## Understanding a $\chi^2$ test in Python
This notebook uses Python to review the basics of $\chi^2$ tests. They are a way to test for significance for categorical variables. It is a companion notebook to a blog post on the same topic.

I would also like to more completely understand the critical values used to compare $\chi^2$ values depending on the degrees of freedom.

In [1]:
#packages used in this notebook
import random
import numpy as np
import pandas as pd
import math
import matplotlib.pyplot as plt
%matplotlib inline

In [2]:
plt.style.use("ggplot")

In [9]:
#generate random numbers to be categories
def simple_categorical(size=10):
    '''
    Gives a list of the given length of two pseudo-randomly-generated categories "first" and "second", relying on Python's
    random.randint method.
    
    Arguments:
            size (int) : a number describing how many items should be generated
    
    Returns:
            cat_list (list) : a list of size number of Strings, pseudo-randomly chosen to be "first" and "second"
    '''
    cat_list=[]
    
    for i in range(size): #loop through number of times given by size argument
        num = random.randint(1,2)
        if num ==1:
            cat="first"
        elif num==2:
            cat="second"
        cat_list.append(cat)
    
    return cat_list #return the list of Strings pseudo-randomly chosen

In [10]:
firseclist = simple_categorical(100)

In [11]:
#create a dataframe with categorical variables
newframe = pd.DataFrame({"catvar1":firseclist},index=range(100))
newframe.catvar1.value_counts()

second    57
first     43
Name: catvar1, dtype: int64

In [12]:
#convert to categorical type
newframe.astype({"catvar1":"category"})
newframe.info()

<class 'pandas.core.frame.DataFrame'>
RangeIndex: 100 entries, 0 to 99
Data columns (total 1 columns):
 #   Column   Non-Null Count  Dtype 
---  ------   --------------  ----- 
 0   catvar1  100 non-null    object
dtypes: object(1)
memory usage: 928.0+ bytes


### Hypothesis
The values that could be expected would be 50 for each category ("first" or "second") in `catvar1`. The null and alternative hypotheses are as follows:

$H_0$: The two categories are not significantly different from each other. (Both are 50.)

$H_A$: The two categories are significantly different from one another. (Neither are close to each other or 50.)

In this case, the p-value for significance will be 0.05, so if the p-value calculated from the $\chi^2$ test is lower than that, that would mean there is a probability of less than 5% that the null hypothesis is correct.

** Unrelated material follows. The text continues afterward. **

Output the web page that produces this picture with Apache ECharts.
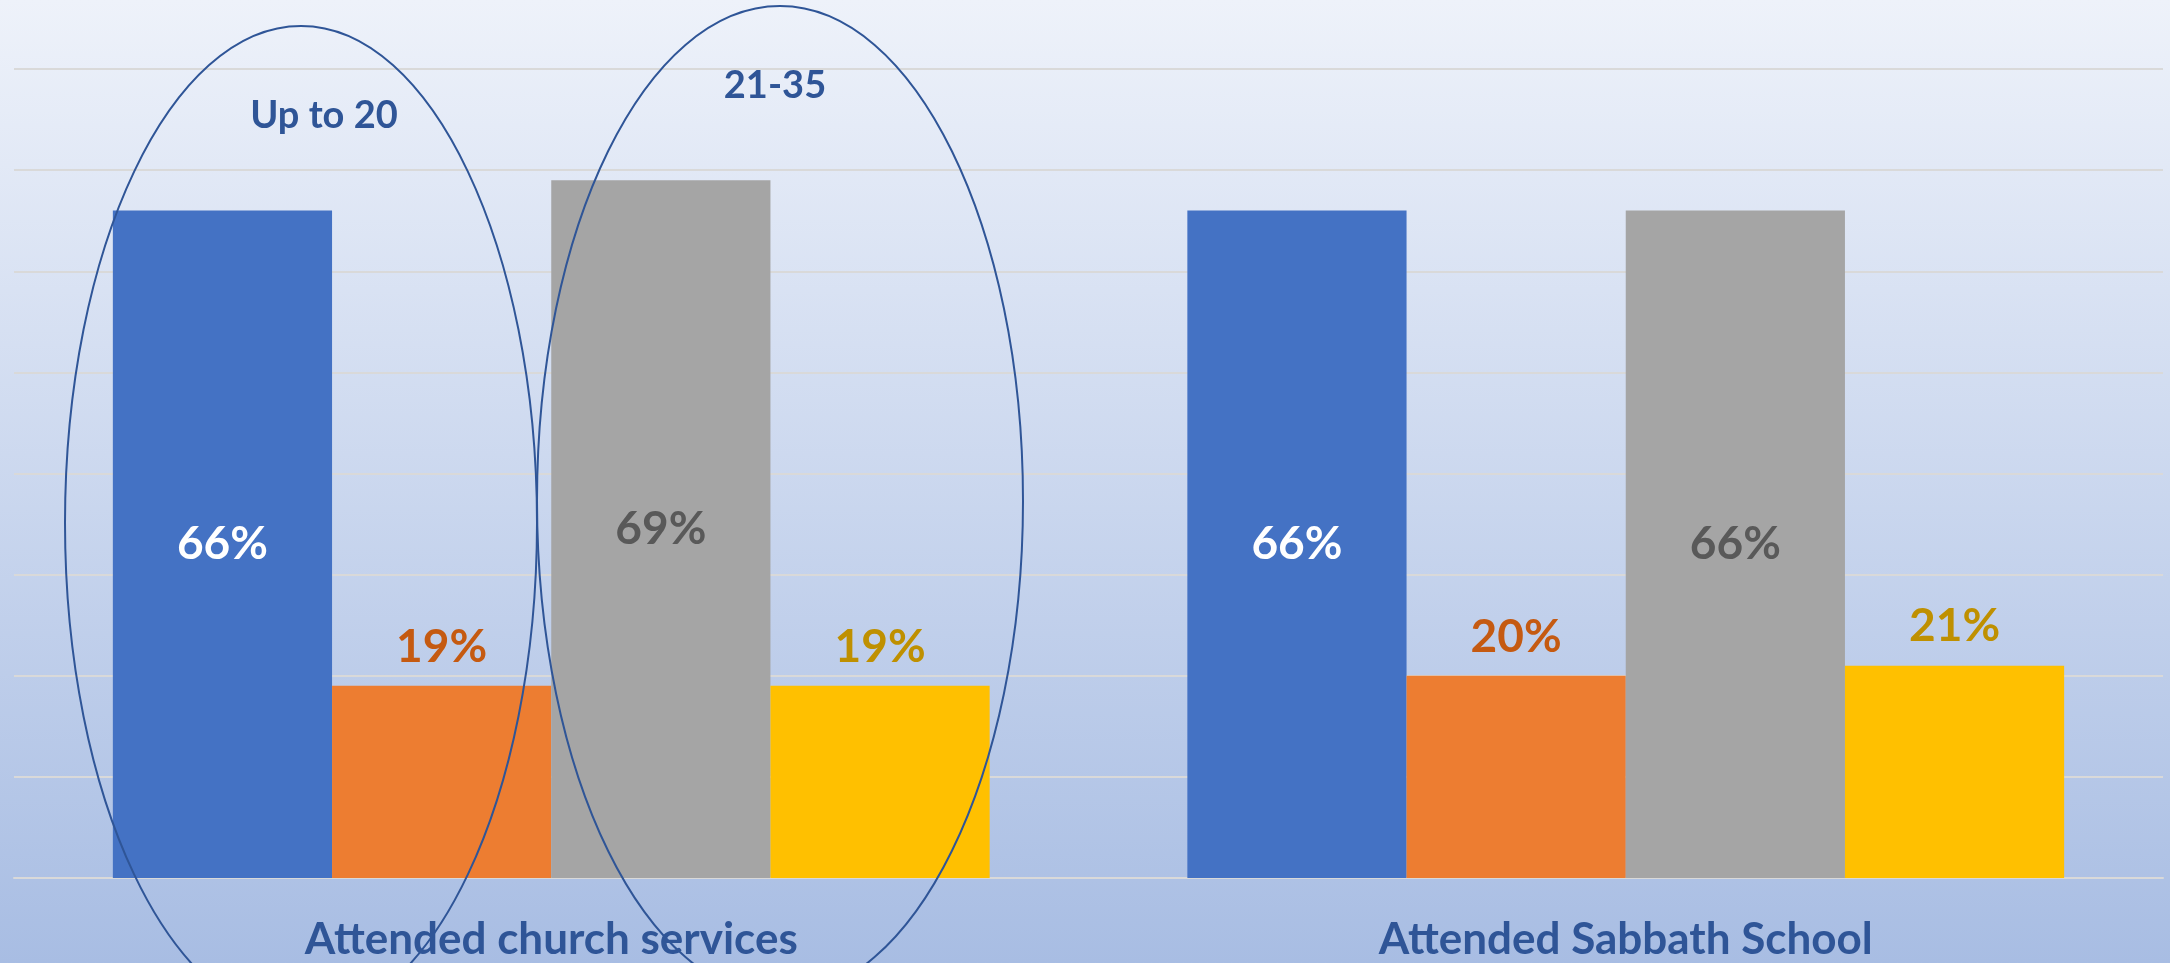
<!DOCTYPE html>
<html>
<head>
<meta charset="utf-8">
<script src="https://cdn.jsdelivr.net/npm/echarts@6/dist/echarts.min.js"></script>
<style>
  html, body { margin: 0; padding: 0; }
  body { background: linear-gradient(to bottom, #eef2fa 0%, #a8bde3 100%); }
  #box { width: 2170px; height: 963px; }
</style>
</head>
<body>
<div id="box"></div>
<script>
const categories = ['Attended church services', 'Attended Sabbath School'];
const upTo20Yes = [66, 66];
const upTo20No = [19, 20];
const age21to35Yes = [69, 66];
const age21to35No = [19, 21];
const seriesNames = ['Up to 20 (blue)', 'Up to 20 (orange)', '21-35 (gray)', '21-35 (yellow)'];

const textBlue = '#2f5597';
const font = 'Lato';

const chartDom = document.getElementById('box');
const myChart = echarts.init(chartDom);

const barLabel = (pos, color, dist) => ({
  show: true,
  position: pos,
  distance: dist,
  formatter: '{c}%',
  color: color,
  fontFamily: font,
  fontWeight: 'bold',
  fontSize: 46
});

var option = {
  backgroundColor: 'transparent',
  animation: false,
  grid: { left: 14, right: 7, top: 69, bottom: 85 },
  xAxis: {
    type: 'category',
    data: categories,
    axisTick: { show: false },
    axisLine: { lineStyle: { color: '#d9d9d9', width: 2 } },
    axisLabel: {
      color: textBlue,
      fontFamily: font,
      fontWeight: 'bold',
      fontSize: 44,
      margin: 40
    }
  },
  yAxis: {
    type: 'value',
    min: 0,
    max: 80,
    interval: 10,
    axisLabel: { show: false },
    axisLine: { show: false },
    axisTick: { show: false },
    splitLine: { lineStyle: { color: '#d9d9d9', width: 2 } }
  },
  series: [
    {
      name: seriesNames[0], type: 'bar', data: upTo20Yes,
      barGap: '0%', barCategoryGap: '18.4%',
      itemStyle: { color: '#4472c4' },
      label: barLabel('inside', '#ffffff', 5)
    },
    {
      name: seriesNames[1], type: 'bar', data: upTo20No,
      itemStyle: { color: '#ed7d31' },
      label: barLabel('top', '#c55a11', 16)
    },
    {
      name: seriesNames[2], type: 'bar', data: age21to35Yes,
      itemStyle: { color: '#a5a5a5' },
      label: barLabel('inside', '#595959', 5)
    },
    {
      name: seriesNames[3], type: 'bar', data: age21to35No,
      itemStyle: { color: '#ffc000' },
      label: barLabel('top', '#bf9000', 16)
    }
  ],
  graphic: [
    {
      type: 'ellipse', z: 100, silent: true,
      shape: { cx: 301, cy: 523, rx: 236, ry: 497 },
      style: { fill: 'none', stroke: textBlue, lineWidth: 2 }
    },
    {
      type: 'ellipse', z: 100, silent: true,
      shape: { cx: 780, cy: 501, rx: 243, ry: 495 },
      style: { fill: 'none', stroke: textBlue, lineWidth: 2 }
    },
    {
      type: 'text', z: 100, x: 324, y: 116,
      style: { text: 'Up to 20', fill: textBlue, font: 'bold 38px Lato', align: 'center', verticalAlign: 'middle' }
    },
    {
      type: 'text', z: 100, x: 775, y: 86,
      style: { text: '21-35', fill: textBlue, font: 'bold 38px Lato', align: 'center', verticalAlign: 'middle' }
    }
  ]
};
option && myChart.setOption(option);
window.addEventListener('resize', function () {
  if (myChart) {
    myChart.resize();
  }
});
</script>
</body>
</html>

### Mathematics of Chi-squared
The chi-squared value is the sum as follows:
$$\sum \frac{(O-E)^2}{E}$$
where O is the observed value and E is the expected value.

In this example with `newframe`'s categorical variable `catvar1`, the frequencies are these values. O is the value counts for each and E is (somewhat arbitrarily) 50 because I could expect 100 random series of choices between "first" and "second" to be distributed exactly evenly.

In [18]:
#put the two value counts into their own list; observed
observed = []
valuecount = newframe.catvar1.value_counts()
observed = [valuecount[0],valuecount[1]]
observed

[57, 43]

In [19]:
#create function to get chi-squared
def chisquared(observations, expectations):
    '''
    Gives the list of chi-squared values calculated for each pair at the same index,
    according to (observation - expectation)^2/expectation.
    '''
    chi2list = []
    for obs,exp in zip(observations,expectations):
        chi2 = (obs-exp)**2/float(exp) # convert to float so division is more accurate
        chi2list.append(chi2)
    
    return chi2list

In [20]:
#calculate the summation
expected = [50,50] # a 50-50 split is what is expected
chisqval = sum(chisquared(observed,expected)) #sum the list from chisquared

In [23]:
print(f"The chi-squared value for this situation is {chisqval}.")

The chi-squared value for this situation is 1.96.